Understanding Institutional Economics
Institutional economics views economic behaviour as occurring within an institutional framework comprising rules, norms, and laws that structure human interactions. Institutionalists contend that these institutions mold individuals’ behaviours and decision-making processes. They maintain that the standard economic models presupposing a “rational man” acting in a vacuum often overlook the complex social, historical, cultural, and political nuances influencing economic actions.
Origins of Institutional Economics
Institutional economics traces its roots to the late 19th and early 20th centuries, particularly to the works of Thorstein Veblen, John R. Commons, and Wesley C. Mitchell. These founding fathers held that economic activity couldn’t be separated from the social and institutional milieu in which it was embedded.
Key Principles of Institutional Economics
Institutional economics rests on several key principles:
- Historical Process: Institutional economists stress the importance of historical process and time in economic analysis, arguing that economies are dynamic, evolving systems.
- Institutional Structures: Institutionalists highlight the role of institutions in shaping economic behaviour, emphasizing their impact on production, distribution, and consumption.
- Institutions as Humanly Devised Constraints: Institutions are seen as “rules of the game” that enable or constrain economic behaviour.
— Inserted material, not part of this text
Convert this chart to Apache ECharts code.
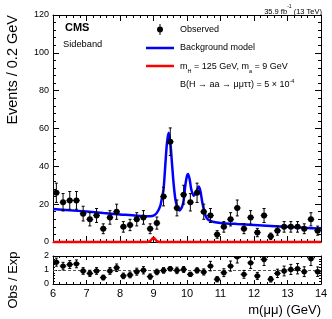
<!DOCTYPE html>
<html><head><meta charset="utf-8">
<script src="https://cdn.jsdelivr.net/npm/echarts@6/dist/echarts.min.js"></script>
<style>html,body{margin:0;padding:0;background:#fff}#c{width:332px;height:319px}</style>
</head><body><div id="c"></div><script>
// ---- data ----
const mass = [6.1,6.3,6.5,6.7,6.9,7.1,7.3,7.5,7.7,7.9,8.1,8.3,8.5,8.7,8.9,9.1,9.3,9.5,9.7,9.9,
              10.1,10.3,10.5,10.7,10.9,11.1,11.3,11.5,11.7,11.9,12.1,12.3,12.5,12.7,12.9,13.1,13.3,13.5,13.7,13.9];
const observed = [26,21,22,22,15,12,14,7,13,16,8,9,12,13,7,10,24,53,18,25,
                  21,26,16,14,4,8,12,18,7,13,5,14,3,6,8,8,8,7,12,6];
const obsErr = [5.1,4.6,4.7,4.7,3.9,3.5,3.7,2.6,3.6,4.0,2.8,3.0,3.5,3.6,2.6,3.2,4.9,7.3,4.2,5.0,
                4.6,5.1,4.0,3.7,2.0,2.8,3.5,4.2,2.6,3.6,2.2,3.7,1.7,2.4,2.8,2.8,2.8,2.6,3.5,2.4];
const ratio = [1.56,1.28,1.39,1.44,0.93,0.76,0.93,0.46,0.93,1.16,0.58,0.65,0.88,0.98,0.53,0.86,0.97,1.09,0.97,1.04,
               0.69,0.97,0.86,1.28,0.34,0.81,1.28,1.94,0.69,1.51,0.58,1.75,0.34,0.76,0.93,1.04,1.09,0.88,1.80,0.88];
const ratioErr = [0.29,0.27,0.28,0.28,0.24,0.22,0.24,0.17,0.24,0.27,0.20,0.21,0.25,0.26,0.19,0.20,0.20,0.15,0.23,0.21,
                  0.15,0.19,0.22,0.34,0.19,0.28,0.36,0.44,0.28,0.40,0.25,0.43,0.20,0.30,0.35,0.36,0.37,0.35,0.48,0.34];
const bgMass = [6.0,6.5,7.0,7.5,8.0,8.5,8.9,9.0,9.1,9.2,9.25,9.3,9.35,9.4,9.45,9.5,9.55,9.6,9.65,9.7,9.77,9.85,9.9,9.95,
                10.0,10.03,10.08,10.13,10.2,10.28,10.35,10.4,10.46,10.52,10.56,10.62,10.68,10.8,11.0,11.5,12.0,12.5,13.0,13.5,14.0];
const bgValue = [17.5,16.8,16.1,15.3,14.6,13.9,13.6,13.9,15.4,19,23,28,40,52,57.8,53,42,31,23,19,16.7,18.5,22,30,
                 35,36,33,27.6,24.5,26.7,29.4,27,20.6,16,13.6,12,11.3,10.6,10.1,9.5,9.0,8.5,8.0,7.5,7.1];
const sigMass = [6.0,8.8,8.9,8.95,9.0,9.05,9.1,9.2,14.0];
const sigValue = [0,0,0.5,1.5,2.2,1.5,0.5,0,0];
const ratioRef = 1;

// ---- chart ----
const FONT = '"Liberation Sans", Arial, Helvetica, sans-serif';
const chart = echarts.init(document.getElementById('c'), null, {renderer: 'canvas'});

function errRender(r) {
  return function (params, api) {
    const x = api.value(0), y = api.value(1), e = api.value(2);
    const c = api.coord([x, y]);
    const lo = api.coord([x, y - e]);
    const hi = api.coord([x, y + e]);
    const l = api.coord([x - 0.1, y]);
    const rr = api.coord([x + 0.1, y]);
    const st = {stroke: '#000', lineWidth: 1};
    return {type: 'group', children: [
      {type: 'line', shape: {x1: c[0], y1: lo[1], x2: c[0], y2: hi[1]}, style: st},
      {type: 'line', shape: {x1: c[0] - 1.5, y1: lo[1], x2: c[0] + 1.5, y2: lo[1]}, style: st},
      {type: 'line', shape: {x1: c[0] - 1.5, y1: hi[1], x2: c[0] + 1.5, y2: hi[1]}, style: st},
      {type: 'line', shape: {x1: l[0], y1: c[1], x2: rr[0], y2: c[1]}, style: st},
      {type: 'circle', shape: {cx: c[0], cy: c[1], r: r}, style: {fill: '#000'}}
    ]};
  };
}

function xAx(grid, pos, showLabel, tl) {
  return {
    gridIndex: grid, type: 'value', min: 6, max: 14, interval: 1, position: pos,
    axisLine: {onZero: false, lineStyle: {color: '#000', width: 1}},
    axisTick: {inside: true, length: tl, lineStyle: {color: '#000'}},
    minorTick: {show: true, splitNumber: 5, length: tl / 2, lineStyle: {color: '#000'}},
    axisLabel: {show: showLabel, fontSize: 11, color: '#000', fontFamily: FONT, margin: 4},
    splitLine: {show: false}, minorSplitLine: {show: false}
  };
}
function yAx(grid, pos, showLabel, max, interval, tl) {
  return {
    gridIndex: grid, type: 'value', min: 0, max: max, interval: interval, position: pos,
    axisLine: {show: true, onZero: false, lineStyle: {color: '#000', width: 1}},
    axisTick: {show: true, inside: true, length: tl, lineStyle: {color: '#000'}},
    minorTick: {show: true, splitNumber: 5, length: tl / 2, lineStyle: {color: '#000'}},
    axisLabel: {show: showLabel, fontSize: 9, color: '#000', fontFamily: FONT, margin: 4},
    splitLine: {show: false}, minorSplitLine: {show: false}
  };
}

const txt = (x, y, text, extra) => ({type: 'text', x: x, y: y, silent: true,
  style: Object.assign({text: text, fill: '#000', fontFamily: FONT, fontSize: 9, verticalAlign: 'middle'}, extra || {})});

const option = {
  animation: false,
  backgroundColor: '#fff',
  grid: [
    {left: 53, top: 15, width: 268, height: 227},
    {left: 53, top: 256, width: 268, height: 28}
  ],
  xAxis: [xAx(0, 'bottom', false, 6), xAx(0, 'top', false, 6), xAx(1, 'bottom', true, 4), xAx(1, 'top', false, 4)],
  yAxis: [yAx(0, 'left', true, 120, 20, 6), yAx(0, 'right', false, 120, 20, 6),
          yAx(1, 'left', true, 2, 1, 4), yAx(1, 'right', false, 2, 1, 4)],
  series: [
    {type: 'line', name: 'Background model', xAxisIndex: 0, yAxisIndex: 0, z: 3,
     data: bgMass.map((m, i) => [m, bgValue[i]]), smooth: 0.3, showSymbol: false,
     lineStyle: {color: '#0000ff', width: 2.5}, itemStyle: {color: '#0000ff'}},
    {type: 'line', name: 'Signal', xAxisIndex: 0, yAxisIndex: 0, z: 4, clip: false,
     data: sigMass.map((m, i) => [m, sigValue[i]]), smooth: 0.3, showSymbol: false,
     lineStyle: {color: '#ff0000', width: 2.5}, itemStyle: {color: '#ff0000'}},
    {type: 'custom', name: 'Observed', xAxisIndex: 0, yAxisIndex: 0, z: 5, clip: true,
     data: mass.map((m, i) => [m, observed[i], obsErr[i]]), encode: {x: 0, y: 1},
     renderItem: errRender(3)},
    {type: 'custom', name: 'Ratio', xAxisIndex: 2, yAxisIndex: 2, z: 5, clip: true,
     data: mass.map((m, i) => [m, ratio[i], ratioErr[i]]), encode: {x: 0, y: 1},
     renderItem: errRender(2.7),
     markLine: {silent: true, symbol: 'none', label: {show: false},
       lineStyle: {type: [3, 2], color: '#555', width: 1}, data: [{yAxis: ratioRef}]}}
  ],
  graphic: [
    // top texts
    txt(65, 28, 'CMS', {fontSize: 11, fontWeight: 'bold'}),
    txt(63, 44, 'Sideband', {fontSize: 9.3}),
    {type: 'text', x: 322, y: 10, silent: true, style: {
      text: '{b|35.9 fb}{s|-1}{b| (13 TeV)}', align: 'right', verticalAlign: 'middle', fill: '#000',
      rich: {b: {fontSize: 7.5, fontFamily: FONT, lineHeight: 11, verticalAlign: 'bottom'},
             s: {fontSize: 5, fontFamily: FONT, lineHeight: 11, verticalAlign: 'top'}}}},
    // legend
    {type: 'line', shape: {x1: 160, y1: 24, x2: 160, y2: 35}, style: {stroke: '#000', lineWidth: 1}},
    {type: 'circle', shape: {cx: 160, cy: 29.5, r: 3}, style: {fill: '#000'}},
    txt(180, 30, 'Observed'),
    {type: 'line', shape: {x1: 146, y1: 48, x2: 174, y2: 48}, style: {stroke: '#0000ff', lineWidth: 2.5}},
    txt(180, 48, 'Background model'),
    {type: 'line', shape: {x1: 146, y1: 66, x2: 174, y2: 66}, style: {stroke: '#ff0000', lineWidth: 2.5}},
    {type: 'text', x: 180, y: 67, silent: true, style: {
      text: '{b|m}{s|H}{b| = 125 GeV, m}{s|a}{b| = 9 GeV}', verticalAlign: 'middle', fill: '#000',
      rich: {b: {fontSize: 9, fontFamily: FONT, lineHeight: 14, verticalAlign: 'middle'},
             s: {fontSize: 5.5, fontFamily: FONT, lineHeight: 14, verticalAlign: 'bottom'}}}},
    {type: 'text', x: 180, y: 85, silent: true, style: {
      text: '{b|B(H \u2192 aa \u2192 \u03bc\u03bc\u03c4\u03c4) = 5 \u00d7 10}{s|-4}', verticalAlign: 'middle', fill: '#000',
      rich: {b: {fontSize: 9, fontFamily: FONT, lineHeight: 14, verticalAlign: 'middle'},
             s: {fontSize: 5.5, fontFamily: FONT, lineHeight: 14, verticalAlign: 'top'}}}},
    // axis titles
    {type: 'text', x: 13, y: 15, rotation: Math.PI / 2, silent: true,
     style: {text: 'Events / 0.2 GeV', fontSize: 14.5, fontFamily: FONT, fill: '#000', align: 'right', verticalAlign: 'middle'}},
    {type: 'text', x: 13, y: 280, rotation: Math.PI / 2, silent: true,
     style: {text: 'Obs / Exp', fontSize: 13, fontFamily: FONT, fill: '#000', align: 'center', verticalAlign: 'middle'}},
    {type: 'text', x: 321, y: 310, silent: true,
     style: {text: 'm(\u03bc\u03bc) (GeV)', fontSize: 13, fontFamily: FONT, fill: '#000', align: 'right', verticalAlign: 'middle'}}
  ]
};
chart.setOption(option);
</script></body></html>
The Impact of Institutional Economics
Institutional economics has greatly impacted various economic sectors, from development economics and labor economics to economic sociology and political economy. By concentrating on institutions, it helps in understanding and addressing many real-world economic challenges.
In the field of development economics, institutionalists argue that poor institutions, rather than a lack of capital or technology, are often the root cause of underdevelopment. They advocate for institutional reforms as a key part of strategies to promote economic development.
In labor economics, institutional economists examine how institutions such as labor unions, collective bargaining, and minimum wage laws influence labor market outcomes.
In political economy, institutional economics provides tools for understanding the interplay between economic and political institutions and how they co-evolve over time.
Critiques and Counterarguments
Despite its contributions, institutional economics isn’t without its critics. Some argue that the field lacks a coherent, unified theory. Others contend that its emphasis on historically specific, case-by-case analyses hinders the development of universally applicable economic laws.
In response, institutionalists point out that their approach’s strength lies in its flexibility and adaptability, allowing for nuanced analyses that capture the complexity of real-world economies.